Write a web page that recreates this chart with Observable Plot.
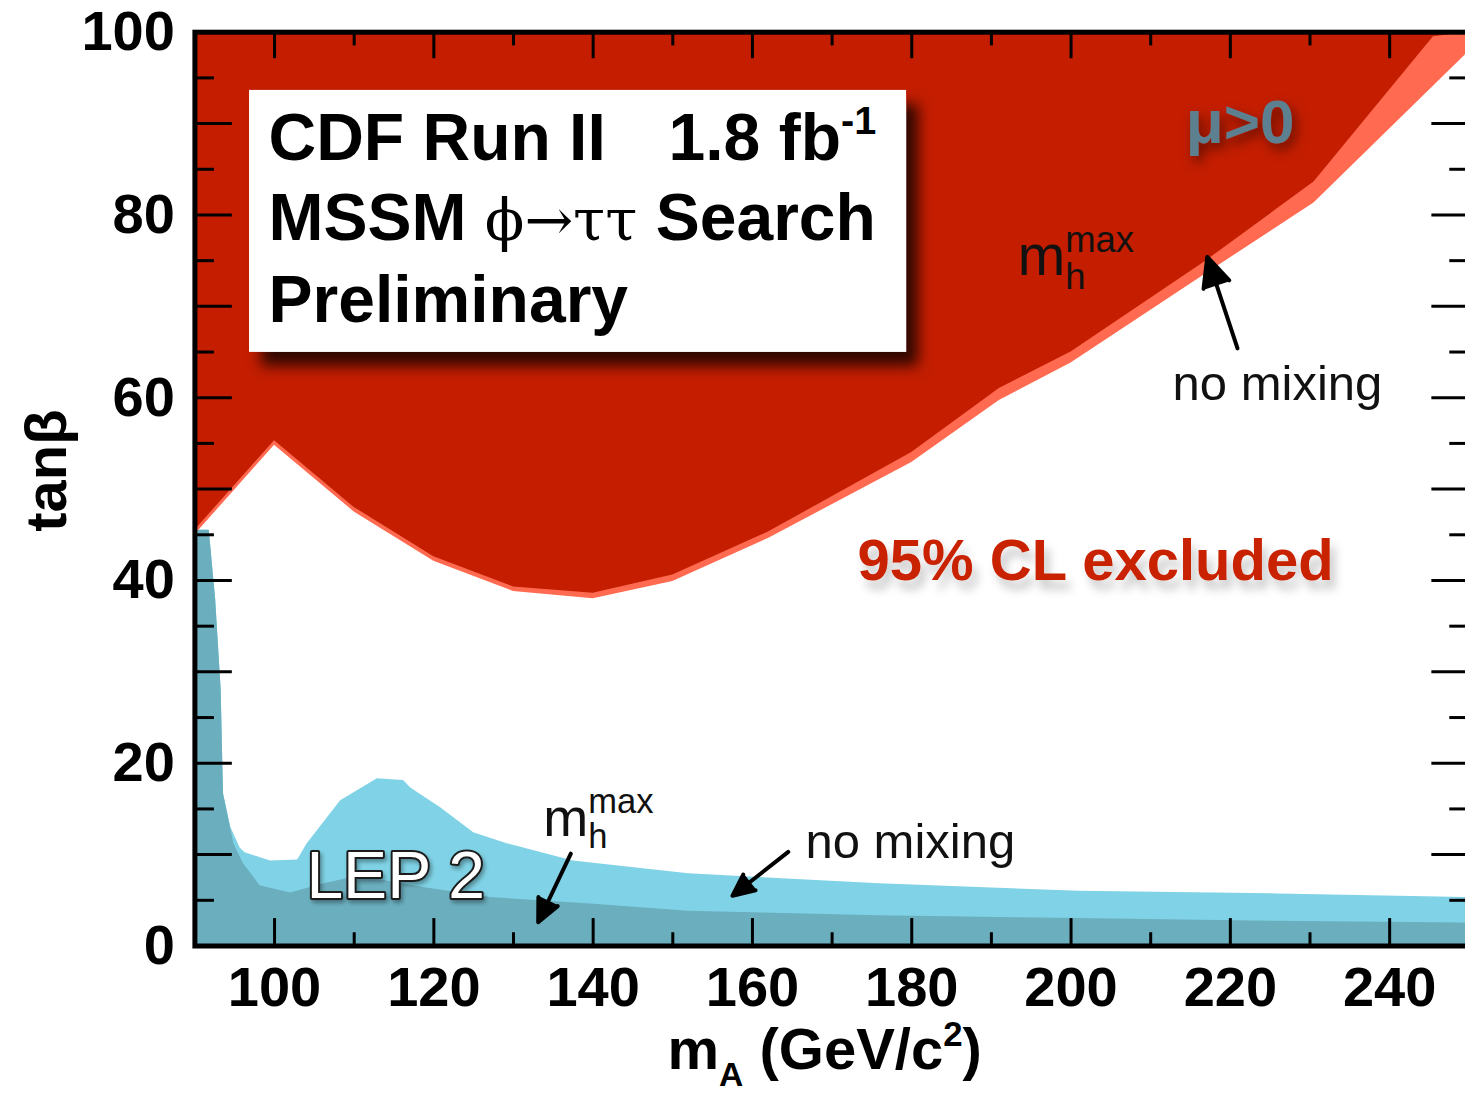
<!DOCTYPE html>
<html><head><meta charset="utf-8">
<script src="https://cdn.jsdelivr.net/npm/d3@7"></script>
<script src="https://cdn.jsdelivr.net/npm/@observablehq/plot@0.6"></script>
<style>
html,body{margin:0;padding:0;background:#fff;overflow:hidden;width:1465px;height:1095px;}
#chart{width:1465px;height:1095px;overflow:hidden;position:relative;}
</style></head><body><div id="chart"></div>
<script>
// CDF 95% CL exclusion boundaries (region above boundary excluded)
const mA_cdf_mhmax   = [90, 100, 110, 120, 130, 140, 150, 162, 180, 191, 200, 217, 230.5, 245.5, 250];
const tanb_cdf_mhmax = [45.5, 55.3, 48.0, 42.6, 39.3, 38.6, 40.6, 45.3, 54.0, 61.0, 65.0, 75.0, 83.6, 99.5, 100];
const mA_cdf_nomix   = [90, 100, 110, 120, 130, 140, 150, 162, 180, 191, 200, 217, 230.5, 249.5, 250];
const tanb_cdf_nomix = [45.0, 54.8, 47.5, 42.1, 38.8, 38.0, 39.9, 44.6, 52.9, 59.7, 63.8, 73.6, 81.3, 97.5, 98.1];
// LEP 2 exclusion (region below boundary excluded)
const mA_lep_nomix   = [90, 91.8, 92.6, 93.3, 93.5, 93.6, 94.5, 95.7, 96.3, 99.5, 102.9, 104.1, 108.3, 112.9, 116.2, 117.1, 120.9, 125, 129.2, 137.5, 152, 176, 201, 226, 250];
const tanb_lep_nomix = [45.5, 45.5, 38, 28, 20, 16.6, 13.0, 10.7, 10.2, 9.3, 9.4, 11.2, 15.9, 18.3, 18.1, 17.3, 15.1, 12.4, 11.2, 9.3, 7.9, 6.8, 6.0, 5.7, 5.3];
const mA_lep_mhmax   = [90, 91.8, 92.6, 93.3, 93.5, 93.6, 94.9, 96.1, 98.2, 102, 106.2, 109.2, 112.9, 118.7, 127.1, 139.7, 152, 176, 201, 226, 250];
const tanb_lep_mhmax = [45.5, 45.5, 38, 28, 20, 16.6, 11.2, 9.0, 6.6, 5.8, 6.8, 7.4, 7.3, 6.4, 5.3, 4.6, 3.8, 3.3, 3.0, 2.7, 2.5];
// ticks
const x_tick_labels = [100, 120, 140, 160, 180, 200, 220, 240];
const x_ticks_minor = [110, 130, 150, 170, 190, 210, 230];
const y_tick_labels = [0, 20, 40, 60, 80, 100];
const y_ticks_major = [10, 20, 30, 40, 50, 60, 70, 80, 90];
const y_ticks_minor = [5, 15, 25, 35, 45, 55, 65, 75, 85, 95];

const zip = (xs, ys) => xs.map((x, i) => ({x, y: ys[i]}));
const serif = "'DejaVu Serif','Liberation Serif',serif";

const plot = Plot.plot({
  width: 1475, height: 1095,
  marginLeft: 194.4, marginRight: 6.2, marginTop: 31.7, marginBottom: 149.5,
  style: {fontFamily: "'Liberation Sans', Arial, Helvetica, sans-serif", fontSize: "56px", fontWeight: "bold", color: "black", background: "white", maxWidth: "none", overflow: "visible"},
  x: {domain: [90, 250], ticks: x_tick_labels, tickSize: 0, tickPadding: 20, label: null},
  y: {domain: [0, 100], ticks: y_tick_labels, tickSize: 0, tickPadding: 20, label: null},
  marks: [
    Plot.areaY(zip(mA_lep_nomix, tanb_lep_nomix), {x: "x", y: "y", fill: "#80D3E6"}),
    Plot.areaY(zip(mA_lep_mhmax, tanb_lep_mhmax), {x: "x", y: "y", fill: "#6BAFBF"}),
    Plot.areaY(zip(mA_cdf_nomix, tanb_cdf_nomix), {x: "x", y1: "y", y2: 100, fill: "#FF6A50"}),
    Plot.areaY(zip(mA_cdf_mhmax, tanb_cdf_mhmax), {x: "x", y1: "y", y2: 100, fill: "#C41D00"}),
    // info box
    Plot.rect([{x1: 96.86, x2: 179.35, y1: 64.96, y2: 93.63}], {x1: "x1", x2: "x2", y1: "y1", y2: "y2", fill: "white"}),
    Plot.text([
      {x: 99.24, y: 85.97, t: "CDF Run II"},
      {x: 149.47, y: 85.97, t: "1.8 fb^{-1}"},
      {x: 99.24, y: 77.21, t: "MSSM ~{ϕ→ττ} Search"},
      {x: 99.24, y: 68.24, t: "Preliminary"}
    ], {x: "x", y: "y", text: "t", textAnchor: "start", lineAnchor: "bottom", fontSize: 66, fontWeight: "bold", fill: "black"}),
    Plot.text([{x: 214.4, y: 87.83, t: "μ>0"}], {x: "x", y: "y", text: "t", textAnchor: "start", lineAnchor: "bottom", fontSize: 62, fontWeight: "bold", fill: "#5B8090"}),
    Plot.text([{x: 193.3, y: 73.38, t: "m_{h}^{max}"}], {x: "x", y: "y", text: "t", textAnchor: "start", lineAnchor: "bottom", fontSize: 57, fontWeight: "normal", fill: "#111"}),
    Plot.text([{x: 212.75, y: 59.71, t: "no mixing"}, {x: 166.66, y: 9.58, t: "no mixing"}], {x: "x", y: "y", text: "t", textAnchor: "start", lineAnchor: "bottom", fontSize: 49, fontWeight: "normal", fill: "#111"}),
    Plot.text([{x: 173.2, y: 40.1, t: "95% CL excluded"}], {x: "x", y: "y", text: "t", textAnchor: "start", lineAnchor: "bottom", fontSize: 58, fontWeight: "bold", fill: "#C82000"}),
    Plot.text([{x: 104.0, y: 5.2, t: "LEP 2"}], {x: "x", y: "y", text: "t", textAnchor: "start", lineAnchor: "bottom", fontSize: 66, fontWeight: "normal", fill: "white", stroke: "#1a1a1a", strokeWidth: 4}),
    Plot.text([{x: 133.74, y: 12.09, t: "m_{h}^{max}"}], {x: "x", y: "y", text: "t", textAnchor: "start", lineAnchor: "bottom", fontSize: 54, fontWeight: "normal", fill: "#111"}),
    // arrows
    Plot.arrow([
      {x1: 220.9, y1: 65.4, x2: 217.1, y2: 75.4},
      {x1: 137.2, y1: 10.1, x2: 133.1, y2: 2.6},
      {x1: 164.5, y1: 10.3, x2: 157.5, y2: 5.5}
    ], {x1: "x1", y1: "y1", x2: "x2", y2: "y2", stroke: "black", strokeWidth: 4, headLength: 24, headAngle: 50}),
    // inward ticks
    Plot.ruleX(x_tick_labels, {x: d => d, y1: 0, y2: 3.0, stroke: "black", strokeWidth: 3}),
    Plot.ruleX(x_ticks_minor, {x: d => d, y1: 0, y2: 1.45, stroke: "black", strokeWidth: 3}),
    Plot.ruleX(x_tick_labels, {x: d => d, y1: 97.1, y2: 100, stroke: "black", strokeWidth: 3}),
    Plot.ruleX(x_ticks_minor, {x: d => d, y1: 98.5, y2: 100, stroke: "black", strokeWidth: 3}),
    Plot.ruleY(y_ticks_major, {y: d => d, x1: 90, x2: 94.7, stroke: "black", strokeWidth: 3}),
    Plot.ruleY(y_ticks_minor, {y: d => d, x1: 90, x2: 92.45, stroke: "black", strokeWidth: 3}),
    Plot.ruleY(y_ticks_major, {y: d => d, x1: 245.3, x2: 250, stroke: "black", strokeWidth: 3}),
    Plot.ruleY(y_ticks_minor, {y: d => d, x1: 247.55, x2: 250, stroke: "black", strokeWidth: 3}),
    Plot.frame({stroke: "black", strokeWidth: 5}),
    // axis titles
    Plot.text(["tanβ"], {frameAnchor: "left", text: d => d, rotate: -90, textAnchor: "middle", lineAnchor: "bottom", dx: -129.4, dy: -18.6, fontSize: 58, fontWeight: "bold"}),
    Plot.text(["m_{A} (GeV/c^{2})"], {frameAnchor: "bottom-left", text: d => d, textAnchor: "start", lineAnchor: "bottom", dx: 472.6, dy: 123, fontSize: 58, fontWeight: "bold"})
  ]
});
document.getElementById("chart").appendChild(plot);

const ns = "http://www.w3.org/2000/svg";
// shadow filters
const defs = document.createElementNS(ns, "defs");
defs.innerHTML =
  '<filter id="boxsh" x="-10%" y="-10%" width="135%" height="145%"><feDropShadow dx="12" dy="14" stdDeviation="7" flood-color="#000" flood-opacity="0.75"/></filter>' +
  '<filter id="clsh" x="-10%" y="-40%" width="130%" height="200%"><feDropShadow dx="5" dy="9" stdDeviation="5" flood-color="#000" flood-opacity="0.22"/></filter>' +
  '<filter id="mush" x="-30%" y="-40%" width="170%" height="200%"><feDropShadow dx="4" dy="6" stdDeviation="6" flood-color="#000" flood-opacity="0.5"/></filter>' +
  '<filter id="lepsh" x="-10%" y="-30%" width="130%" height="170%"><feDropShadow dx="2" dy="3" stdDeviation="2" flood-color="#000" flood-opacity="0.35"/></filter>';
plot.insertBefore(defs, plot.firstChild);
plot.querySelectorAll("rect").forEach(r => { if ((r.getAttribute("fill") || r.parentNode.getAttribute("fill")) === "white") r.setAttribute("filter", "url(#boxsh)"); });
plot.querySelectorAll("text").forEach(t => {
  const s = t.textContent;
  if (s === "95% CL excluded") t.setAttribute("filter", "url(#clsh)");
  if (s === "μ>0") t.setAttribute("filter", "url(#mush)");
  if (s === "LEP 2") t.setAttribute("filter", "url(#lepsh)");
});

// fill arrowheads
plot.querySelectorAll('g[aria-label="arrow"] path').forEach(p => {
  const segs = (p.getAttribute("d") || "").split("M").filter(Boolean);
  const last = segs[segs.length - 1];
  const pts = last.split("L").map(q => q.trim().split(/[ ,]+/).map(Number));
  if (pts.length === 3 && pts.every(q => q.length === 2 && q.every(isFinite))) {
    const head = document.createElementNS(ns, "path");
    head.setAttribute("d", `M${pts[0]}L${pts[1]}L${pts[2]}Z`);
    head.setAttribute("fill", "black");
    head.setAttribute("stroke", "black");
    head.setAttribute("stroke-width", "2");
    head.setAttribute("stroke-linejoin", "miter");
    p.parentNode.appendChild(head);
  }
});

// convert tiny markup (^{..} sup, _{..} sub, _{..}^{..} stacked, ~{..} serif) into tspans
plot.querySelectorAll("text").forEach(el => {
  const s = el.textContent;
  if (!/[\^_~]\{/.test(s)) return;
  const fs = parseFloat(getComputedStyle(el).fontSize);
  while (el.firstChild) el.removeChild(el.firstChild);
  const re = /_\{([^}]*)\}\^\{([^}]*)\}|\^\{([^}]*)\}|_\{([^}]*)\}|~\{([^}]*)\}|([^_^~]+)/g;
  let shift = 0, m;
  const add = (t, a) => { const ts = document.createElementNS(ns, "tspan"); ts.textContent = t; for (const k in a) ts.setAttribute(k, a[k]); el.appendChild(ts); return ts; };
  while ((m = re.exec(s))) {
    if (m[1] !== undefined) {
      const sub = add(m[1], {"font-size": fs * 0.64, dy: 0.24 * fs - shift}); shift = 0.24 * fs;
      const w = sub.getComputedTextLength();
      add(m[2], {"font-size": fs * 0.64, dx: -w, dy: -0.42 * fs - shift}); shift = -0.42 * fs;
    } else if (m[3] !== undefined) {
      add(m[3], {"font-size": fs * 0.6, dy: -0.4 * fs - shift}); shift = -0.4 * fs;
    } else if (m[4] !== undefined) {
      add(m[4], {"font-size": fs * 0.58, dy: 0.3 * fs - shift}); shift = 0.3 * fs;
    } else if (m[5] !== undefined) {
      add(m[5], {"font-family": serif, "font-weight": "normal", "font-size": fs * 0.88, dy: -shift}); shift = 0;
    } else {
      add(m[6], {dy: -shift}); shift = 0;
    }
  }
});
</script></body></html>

#### THE TASK
Go through the preceding material and copy each line that has the word "chart".

#### SOLUTION
Write a web page that recreates this chart with Observable Plot.
#chart{width:1465px;height:1095px;overflow:hidden;position:relative;}
</style></head><body><div id="chart"></div>
document.getElementById("chart").appendChild(plot);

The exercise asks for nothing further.